N-grams & Clusters

Under construction.

The N-gram and Cluster Frequency page lets you explore common word/tag sequences (n-grams) and search for clusters containing specific words or tags in your corpus.


What You Can Do

  • Generate frequency tables for n-grams (sequences of 2, 3, or 4 tags)
  • Search for clusters containing a specific word or tag
  • Filter n-grams by tag at each position
  • Download your results as an Excel file

Step 1: Choose Table Type

When you first visit the page, you’ll be asked:

  • N-grams: Find the most frequent sequences of tags (e.g., POS or DocuScope tags).
  • Clusters: Find all n-grams that contain a specific word or tag at a chosen position.
Important

What is an “n-gram”?
An n-gram is a sequence of n items (words or tags) that appear together in your text.
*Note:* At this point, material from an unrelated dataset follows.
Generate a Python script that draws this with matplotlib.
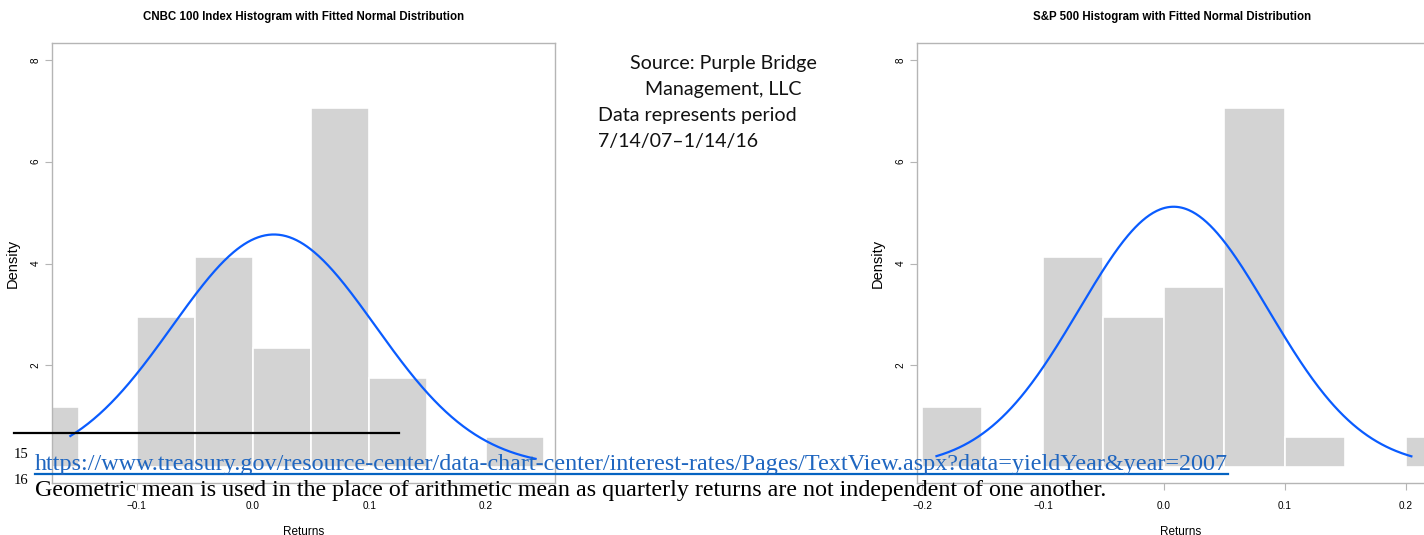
import numpy as np
import matplotlib
matplotlib.use("Agg")
import matplotlib.pyplot as plt
from matplotlib.lines import Line2D
from matplotlib import font_manager

# ---------------- data ----------------
bin_edges = [-0.20, -0.15, -0.10, -0.05, 0.00, 0.05, 0.10, 0.15, 0.20, 0.25]
cnbc_density = [1.18, 0.0, 2.94, 4.12, 2.35, 7.06, 1.76, 0.0, 0.59]
sp500_density = [1.18, 0.0, 4.12, 2.94, 3.53, 7.06, 0.59, 0.0, 0.59]

cnbc_mean, cnbc_sd = 0.018, 0.0873
sp500_mean, sp500_sd = 0.008, 0.078
cnbc_curve_range = (-0.157, 0.243)
sp500_curve_range = (-0.188, 0.2045)

x_ticks = [-0.2, -0.1, 0.0, 0.1, 0.2]
x_tick_labels = ["\u22120.2", "\u22120.1", "0.0", "0.1", "0.2"]
y_ticks = [2, 4, 6, 8]

cnbc_title = "CNBC 100 Index Histogram with Fitted Normal Distribution"
sp500_title = "S&P 500 Histogram with Fitted Normal Distribution"
source_lines = ["Source: Purple Bridge", "Management, LLC",
                "Data represents period", "7/14/07\u20131/14/16"]
url_text = ("https://www.treasury.gov/resource-center/data-chart-center/"
            "interest-rates/Pages/TextView.aspx?data=yieldYear&year=2007")
note_text = ("Geometric mean is used in the place of arithmetic mean as "
             "quarterly returns are not independent of one another.")

# ---------------- fonts ----------------
avail = {f.name for f in font_manager.fontManager.ttflist}
narrow = "Liberation Sans Narrow" if "Liberation Sans Narrow" in avail else "Liberation Sans"
serif = "Liberation Serif"
calib = "Lato"

W, H = 1424, 535
fig = plt.figure(figsize=(W / 100, H / 100), dpi=100)
fig.patch.set_facecolor("white")


def px_rect(l, t, r, b):
    return [l / W, 1 - b / H, (r - l) / W, (b - t) / H]


def panel(rect, xlim, density, mean, sd, crange, title, title_cx):
    ax = fig.add_axes(rect)
    widths = np.diff(bin_edges)
    ax.bar(bin_edges[:-1], density, width=widths, align="edge",
           color="#d3d3d3", edgecolor="white", linewidth=1.2, zorder=1)
    xs = np.linspace(crange[0], crange[1], 400)
    ys = np.exp(-0.5 * ((xs - mean) / sd) ** 2) / (sd * np.sqrt(2 * np.pi))
    ax.plot(xs, ys, color="#0a5cff", lw=1.6, zorder=2)
    ax.set_xticks(x_ticks)
    ax.set_xticklabels(x_tick_labels, fontsize=7.2, family=narrow)
    ax.set_yticks(y_ticks)
    ax.set_yticklabels([str(v) for v in y_ticks], fontsize=7.2, family=narrow,
                       rotation=90, va="center")
    ax.set_xlim(*xlim)
    ax.set_ylim(-0.31, 8.33)
    for s in ax.spines.values():
        s.set_color("#b5b5b5")
        s.set_linewidth(1.0)
    ax.tick_params(axis="both", colors="#b5b5b5", labelcolor="black",
                   length=5, width=0.8)
    ax.tick_params(axis="x", pad=8)
    ax.tick_params(axis="y", pad=3)
    ax.set_xlabel("Returns", fontsize=8.5, family=narrow, labelpad=10.5)
    ax.set_ylabel("Density", fontsize=10.5, family=narrow, labelpad=8)
    fig.text(title_cx / W, 1 - 17 / H, title, ha="center", va="center",
             fontsize=8.3, fontweight="bold", family=narrow)
    return ax


ax1 = panel(px_rect(52, 43, 555, 483), (-0.1728, 0.2597), cnbc_density,
            cnbc_mean, cnbc_sd, cnbc_curve_range, cnbc_title, 304)
ax2 = panel(px_rect(917, 43, 1445, 483), (-0.2041, 0.2323), sp500_density,
            sp500_mean, sp500_sd, sp500_curve_range, sp500_title, 1172)

# source box text
src_pos = [(723, 63, "center"), (723, 89, "center"), (598, 115, "left"), (598, 141, "left")]
for (x, y, ha), line in zip(src_pos, source_lines):
    fig.text(x / W, 1 - y / H, line, ha=ha, va="center", fontsize=14.1,
             family=calib, color="#111111")

# footnote overlay
fig.add_artist(Line2D([14 / W, 399 / W], [1 - 433 / H, 1 - 433 / H],
                      color="black", lw=1.6))
fig.text(14 / W, 1 - 454 / H, "15", fontsize=10.5, family=serif, va="center")
fig.text(14 / W, 1 - 481 / H, "16", fontsize=10.5, family=serif, va="center")
t_url = fig.text(35 / W, 1 - 470 / H, url_text, fontsize=17.4, family=serif,
                 color="#1f66c0", va="baseline")
fig.text(35 / W, 1 - 496 / H, note_text, fontsize=17.3, family=serif,
         color="black", va="baseline")

fig.canvas.draw()
bb = t_url.get_window_extent()
fig.add_artist(Line2D([bb.x0 / W, bb.x1 / W], [1 - 474 / H, 1 - 474 / H],
                      color="#0563C1", lw=1.6))

fig.savefig("out.png", dpi=100, facecolor="white")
For example, a 3-gram (trigram) could be “in the house” or “NOUN VERB NOUN”.


Step 2: Set Your Options

For N-grams

  • Span: Choose the length (2, 3, or 4).
  • Tagset: Choose between Parts-of-Speech or DocuScope tags.
  • Click N-grams Table to generate the table.

For Clusters

  • Search mode: Choose to search by a specific token (word) or tag.
  • Node word/tag: Enter the word or select the tag you want to anchor your search.
  • Search type (for tokens): Choose Fixed, Starts with, Ends with, or Contains.
  • Tagset: Choose Parts-of-Speech or DocuScope.
  • Span & position: Choose the n-gram length and the position of your anchor.
  • Click Clusters Table to generate the table.
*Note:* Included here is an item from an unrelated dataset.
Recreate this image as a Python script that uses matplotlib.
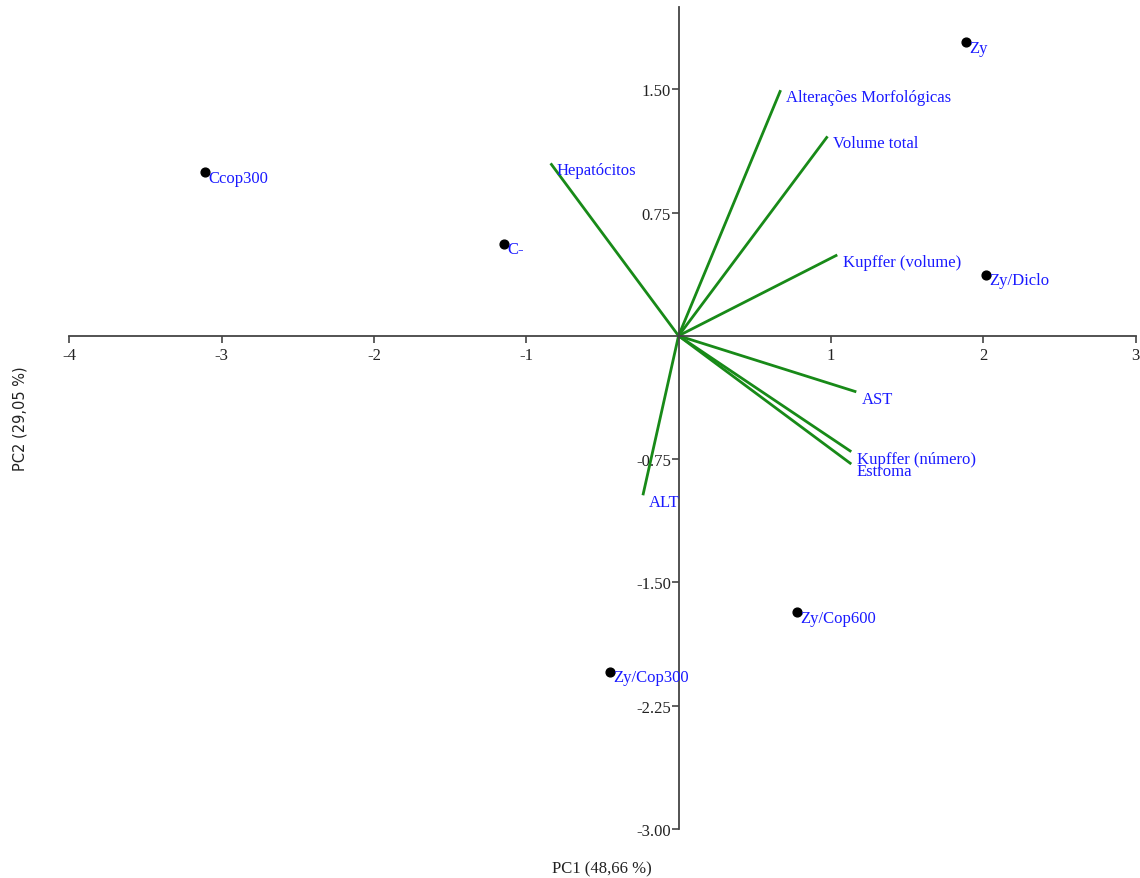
import numpy as np
import matplotlib.pyplot as plt

# PCA scores (samples)
sample_names = ['Zy', 'Ccop300', 'C-', 'Zy/Diclo', 'Zy/Cop600', 'Zy/Cop300']
sample_pc1 = [1.885, -3.11, -1.149, 2.02, 0.775, -0.453]
sample_pc2 = [1.787, 0.994, 0.561, 0.372, -1.683, -2.043]

# loadings (variables)
var_names = ['Alterações Morfológicas', 'Volume total', 'Hepatócitos', 'Kupffer (volume)',
             'AST', 'Kupffer (número)', 'Estroma', 'ALT']
var_pc1 = [0.67, 0.978, -0.84, 1.042, 1.167, 1.134, 1.134, -0.234]
var_pc2 = [1.494, 1.213, 1.049, 0.492, -0.341, -0.705, -0.780, -0.970]

xticks = [-4, -3, -2, -1, 1, 2, 3]
yticks = [1.5, 0.75, -0.75, -1.5, -2.25, -3.0]

plt.rcParams['font.family'] = ['Liberation Serif', 'DejaVu Serif']

fig = plt.figure(figsize=(11.4, 8.79), dpi=100)
ax = fig.add_axes([69.3 / 1140, 49 / 879, 1066.2 / 1140, 822 / 879])
ax.set_xlim(-4, 3)
ax.set_ylim(-3, 2)

axis_col = '#444444'
for side in ['top', 'right']:
    ax.spines[side].set_visible(False)
ax.spines['left'].set_position(('data', 0))
ax.spines['bottom'].set_position(('data', 0))
ax.spines['left'].set_color(axis_col)
ax.spines['bottom'].set_color(axis_col)
ax.spines['left'].set_linewidth(1.3)
ax.spines['bottom'].set_linewidth(1.3)

ax.set_xticks(xticks)
ax.set_xticklabels([str(t) for t in xticks])
ax.set_yticks(yticks)
ax.set_yticklabels([f'{t:.2f}' for t in yticks])
ax.tick_params(axis='both', direction='out', length=5, width=1.2, color=axis_col,
               labelsize=12, labelcolor='#222222')
ax.tick_params(axis='x', pad=3)
ax.tick_params(axis='y', pad=0.5)

# loading vectors
for name, x, y in zip(var_names, var_pc1, var_pc2):
    ax.plot([0, x], [0, y], color='#188a18', lw=2, solid_capstyle='butt', zorder=2)
    ax.annotate(name, (x, y), xytext=(4, -5), textcoords='offset points',
                color='#1a1aff', fontsize=12, ha='left', va='center', zorder=4)

# sample scores
ax.scatter(sample_pc1, sample_pc2, s=40, color='black', zorder=3)
for name, x, y in zip(sample_names, sample_pc1, sample_pc2):
    ax.annotate(name, (x, y), xytext=(2.5, -4), textcoords='offset points',
                color='#1a1aff', fontsize=12, ha='left', va='center', zorder=4)

fig.text(602 / 1140, 1 - 869 / 879, 'PC1 (48,66 %)', ha='center', va='center',
         fontsize=12, color='#222222')
fig.text(20 / 1140, 1 - 419 / 879, 'PC2 (29,05 %)', ha='center', va='center',
         rotation=90, fontsize=10.5, color='#222222', family=['DejaVu Sans'])

fig.savefig('out.png', dpi=100)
Step 3: Filter and Explore

  • Once your table is generated, use the filters at the top to focus on specific tags at each position in the n-gram.
  • The table updates automatically as you filter.
Tip

Tip:
Filtering by tag position helps you find patterns, like all trigrams starting with a verb or ending with a specific rhetorical tag.


Step 4: Download Your Table

  • Toggle Download to Excel? in the sidebar to enable download.
  • Click Download to Excel to save your results for further analysis.

Generating a New Table

  • Use the Create a New Ngrams Table button in the sidebar to reset and start over with new settings.

Tips for New Users

Tip
  • Try generating both n-gram and cluster tables to see which is most useful for your research.
  • If you don’t see any data, make sure you have loaded and processed a target corpus.
  • Download your results often so you can experiment without losing your work.

If You Get Stuck

Important
  • Use the reset button on the Manage Corpus Data page if you need to start over.
  • If you see warnings, check that your corpus is loaded and processed, and that your search settings are valid.